#### WHAT YOU NEED TO DO
State how many lines of the entries include the string "Give", please, leaving out everything but the number.

#### Entries with chart source code
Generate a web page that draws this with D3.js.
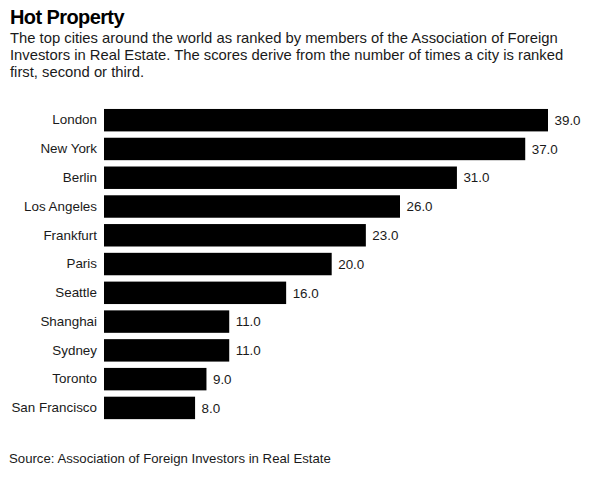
<!DOCTYPE html>
<html>
<head>
<meta charset="utf-8">
<script src="https://d3js.org/d3.v7.min.js"></script>
<style>
  body { margin: 0; background: #fff; }
  svg text { font-family: "Liberation Sans", Arial, sans-serif; }
</style>
</head>
<body>
<div id="chart"></div>
<script>
// data
var cities = ["London", "New York", "Berlin", "Los Angeles", "Frankfurt", "Paris",
              "Seattle", "Shanghai", "Sydney", "Toronto", "San Francisco"];
var scores = [39, 37, 31, 26, 23, 20, 16, 11, 11, 9, 8];

var title = "Hot Property";
var subtitle = [
  "The top cities around the world as ranked by members of the Association of Foreign",
  "Investors in Real Estate. The scores derive from the number of times a city is ranked",
  "first, second or third."
];
var source = "Source: Association of Foreign Investors in Real Estate";

var data = cities.map(function(c, i) { return {city: c, value: scores[i]}; });

var width = 600, height = 478;

var svg = d3.select("#chart")
  .append("svg")
    .attr("width", width)
    .attr("height", height);

// header
svg.append("text")
  .attr("x", 10)
  .attr("y", 24)
  .attr("font-size", 20)
  .attr("font-weight", "bold")
  .attr("letter-spacing", -0.6)
  .attr("fill", "#000")
  .text(title);

svg.append("g")
  .selectAll("text")
  .data(subtitle)
  .enter()
  .append("text")
    .attr("x", 10)
    .attr("y", function(d, i) { return 43 + i * 17; })
    .attr("font-size", 14.8)
    .attr("fill", "#1a1a1a")
    .text(function(d) { return d; });

// scales
var x = d3.scaleLinear()
  .domain([0, 39])
  .range([104, 548]);

var y = d3.scaleBand()
  .domain(cities)
  .range([105.8, 422.3])
  .paddingInner(0.22)
  .paddingOuter(0.11);

// city labels
var yAxis = svg.append("g")
  .attr("transform", "translate(" + x(0) + ",0)")
  .call(d3.axisLeft(y).tickSize(0).tickPadding(7));
yAxis.select(".domain").remove();
yAxis.selectAll("text")
  .attr("font-size", 13.4)
  .attr("font-family", "Liberation Sans, Arial, sans-serif")
  .attr("fill", "#1a1a1a");

// bars
svg.selectAll("rect.bar")
  .data(data)
  .enter()
  .append("rect")
    .attr("class", "bar")
    .attr("x", x(0))
    .attr("y", function(d) { return y(d.city); })
    .attr("width", function(d) { return x(d.value) - x(0); })
    .attr("height", y.bandwidth())
    .attr("fill", "#000");

// value labels
svg.selectAll("text.val")
  .data(data)
  .enter()
  .append("text")
    .attr("class", "val")
    .attr("x", function(d) { return x(d.value) + 6.5; })
    .attr("y", function(d) { return y(d.city) + y.bandwidth() / 2; })
    .attr("dy", "0.35em")
    .attr("font-size", 13.4)
    .attr("fill", "#1a1a1a")
    .text(function(d) { return d3.format(".1f")(d.value); });

// source
svg.append("text")
  .attr("x", 9)
  .attr("y", 463)
  .attr("font-size", 13.2)
  .attr("fill", "#1a1a1a")
  .text(source);
</script>
</body>
</html>
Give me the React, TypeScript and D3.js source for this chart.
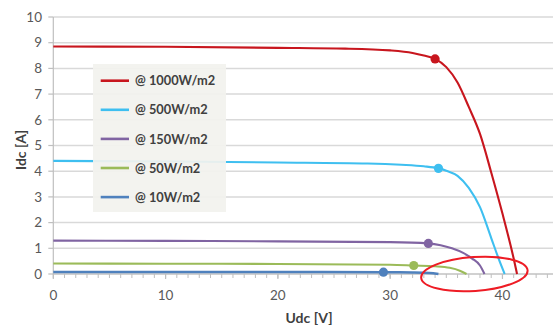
import React from "react";
import * as d3 from "d3";

const W = 553;
const H = 325;

// I-V curves for a PV module at different irradiance levels: [Udc (V), Idc (A)]
const curve1000: [number, number][] = [
  [0, 8.85], [10, 8.84], [20, 8.8], [26, 8.77], [30, 8.7], [32, 8.6], [33, 8.5],
  [34, 8.37], [35, 8.05], [36, 7.45], [37, 6.5], [38, 5.45], [39, 3.95],
  [40, 2.35], [41, 0.6], [41.3, 0],
];
const curve500: [number, number][] = [
  [0, 4.4], [10, 4.38], [20, 4.34], [28, 4.3], [31, 4.25], [33, 4.19],
  [34.3, 4.11], [35, 4.02], [36, 3.82], [37, 3.35], [38, 2.6], [39, 1.4],
  [39.7, 0.55], [40.2, 0],
];
const curve150: [number, number][] = [
  [0, 1.3], [10, 1.29], [20, 1.27], [30, 1.24], [33.4, 1.19], [34.5, 1.12],
  [35.5, 1.0], [36.5, 0.82], [37.3, 0.6], [38, 0.33], [38.4, 0],
];
const curve50: [number, number][] = [
  [0, 0.41], [10, 0.4], [20, 0.39], [30, 0.36], [32.1, 0.33], [34, 0.3],
  [35.3, 0.24], [36.2, 0.13], [36.8, 0],
];
const curve10: [number, number][] = [
  [0, 0.08], [10, 0.08], [20, 0.08], [29.4, 0.07], [32, 0.06], [33.5, 0.04],
  [34.3, 0],
];

// Maximum power points
const mppPoints: [number, number][] = [
  [34.0, 8.37], [34.3, 4.11], [33.4, 1.19], [32.1, 0.33], [29.4, 0.07],
];

const seriesNames = ["@ 1000W/m2", "@ 500W/m2", "@ 150W/m2", "@ 50W/m2", "@ 10W/m2"];
const seriesColors = ["#c8161e", "#3ebff0", "#8064a2", "#9bbb59", "#4f81bd"];
const seriesData = [curve1000, curve500, curve150, curve50, curve10];

const yTicks = [0, 1, 2, 3, 4, 5, 6, 7, 8, 9, 10];
const xTicks = [0, 10, 20, 30, 40];
const xMinorTicks = d3.range(0, 45, 1);

// Highlighted region around the open-circuit voltages
const highlight = { cx: 37.5, cy: 0, rxV: 4.75, ryA: 0.66 };

const font = "Lato, 'Open Sans', sans-serif";

export default function App() {
  const x = d3.scaleLinear().domain([0, 45]).range([53.3, 558.6]);
  const y = d3.scaleLinear().domain([0, 10]).range([274, 17]);

  const line = d3
    .line<[number, number]>()
    .x((d) => x(d[0]))
    .y((d) => y(d[1]))
    .curve(d3.curveMonotoneX);

  const legend = { x: 93, y: 64, w: 133, h: 148 };
  const rowY = (i: number) => 80.7 + i * 29.1;

  const ecx = x(highlight.cx);
  const ecy = y(highlight.cy);
  const erx = x(highlight.cx + highlight.rxV) - ecx;
  const ery = ecy - y(highlight.ryA);

  return (
    <svg
      width={W}
      height={H}
      style={{ position: "absolute", left: 0, top: 0, background: "#fff" }}
    >
      {/* horizontal gridlines */}
      {yTicks.map((t) => (
        <line
          key={"g" + t}
          x1={x(0)}
          x2={W}
          y1={y(t)}
          y2={y(t)}
          stroke="#d9d9d9"
          strokeWidth={1.5}
        />
      ))}

      {/* y axis */}
      <line x1={x(0)} x2={x(0)} y1={y(10)} y2={y(0)} stroke="#bfbfbf" strokeWidth={1.2} />
      {yTicks.map((t) => (
        <g key={"yt" + t}>
          <line x1={x(0) - 5} x2={x(0)} y1={y(t)} y2={y(t)} stroke="#bfbfbf" strokeWidth={1.2} />
          <text
            x={42}
            y={y(t)}
            dy="0.35em"
            textAnchor="end"
            fontFamily={font}
            fontSize={13.5}
            fill="#595959"
          >
            {t}
          </text>
        </g>
      ))}

      {/* x axis */}
      <line x1={x(0)} x2={W} y1={y(0)} y2={y(0)} stroke="#bfbfbf" strokeWidth={1.2} />
      {xMinorTicks.map((t) => (
        <line
          key={"xm" + t}
          x1={x(t)}
          x2={x(t)}
          y1={y(0)}
          y2={y(0) + 4}
          stroke="#bfbfbf"
          strokeWidth={1}
        />
      ))}
      {xTicks.map((t) => (
        <g key={"xt" + t}>
          <line x1={x(t)} x2={x(t)} y1={y(0)} y2={y(0) + 5} stroke="#bfbfbf" strokeWidth={1.2} />
          <text
            x={x(t)}
            y={295}
            dy="0.35em"
            textAnchor="middle"
            fontFamily={font}
            fontSize={13.5}
            fill="#595959"
          >
            {t}
          </text>
        </g>
      ))}

      {/* curves */}
      {seriesData.map((d, i) => (
        <path
          key={"c" + i}
          d={line(d) ?? ""}
          fill="none"
          stroke={seriesColors[i]}
          strokeWidth={i === 4 ? 2.6 : 2.1}
        />
      ))}
      {mppPoints.map((p, i) => (
        <circle key={"m" + i} cx={x(p[0])} cy={y(p[1])} r={4.6} fill={seriesColors[i]} />
      ))}

      {/* legend */}
      <rect
        x={legend.x}
        y={legend.y}
        width={legend.w}
        height={legend.h}
        fill="#f2f2ee"
        fillOpacity={0.93}
      />
      {seriesNames.map((name, i) => (
        <g key={"l" + i}>
          <line
            x1={100.7}
            x2={129}
            y1={rowY(i)}
            y2={rowY(i)}
            stroke={seriesColors[i]}
            strokeWidth={2.6}
          />
          <text
            x={135}
            y={rowY(i)}
            dy="0.36em"
            fontFamily={font}
            fontWeight={700}
            fontSize={12.8}
            fill="#404040"
          >
            {name}
          </text>
        </g>
      ))}

      {/* axis titles */}
      <text
        transform={`translate(21,150) rotate(-90)`}
        textAnchor="middle"
        dy="0.35em"
        fontFamily={font}
        fontWeight={700}
        fontSize={14}
        fill="#404040"
      >
        Idc [A]
      </text>
      <text
        x={309}
        y={318}
        dy="0.35em"
        textAnchor="middle"
        fontFamily={font}
        fontWeight={700}
        fontSize={14}
        fill="#404040"
      >
        Udc [V]
      </text>

      {/* highlight ellipse */}
      <ellipse
        cx={ecx}
        cy={ecy}
        rx={erx}
        ry={ery}
        transform={`rotate(-4 ${ecx} ${ecy})`}
        fill="none"
        stroke="#ee1c25"
        strokeWidth={2}
      />
    </svg>
  );
}
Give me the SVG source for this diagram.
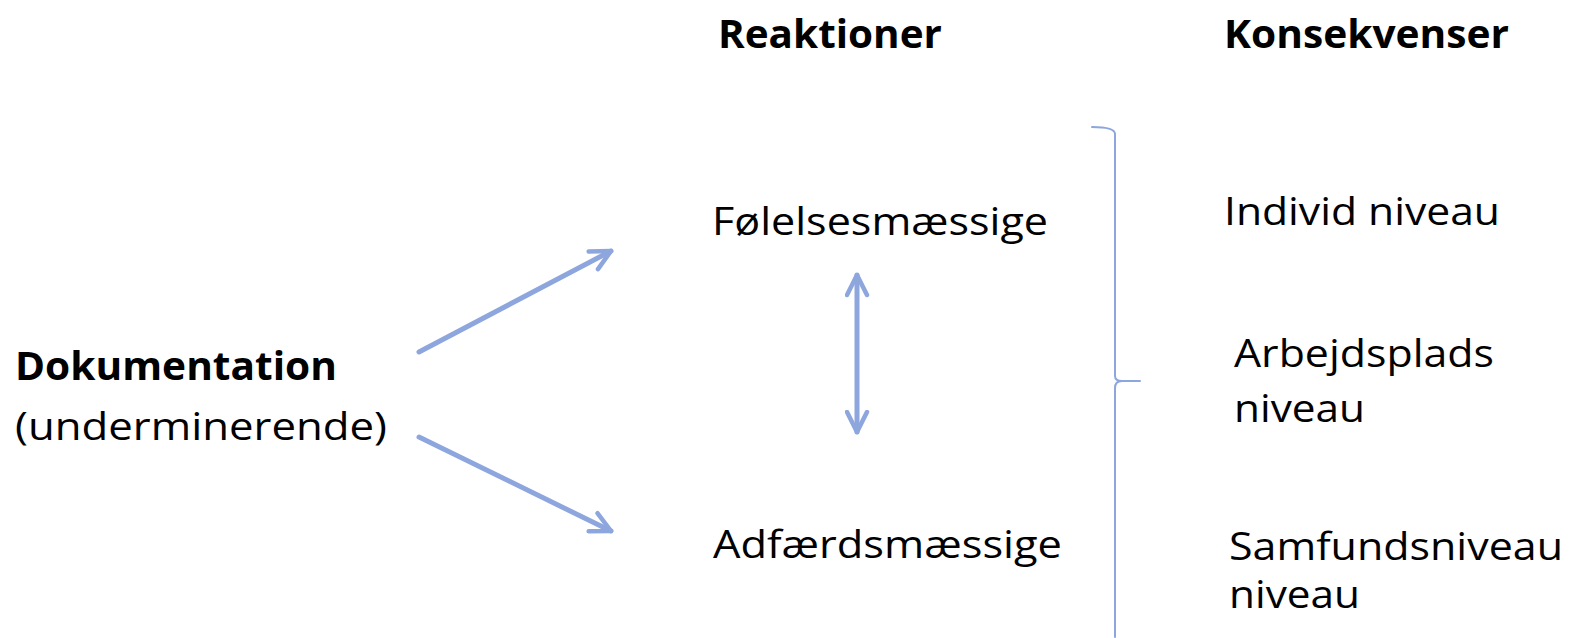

#### COMPLETED TASK
2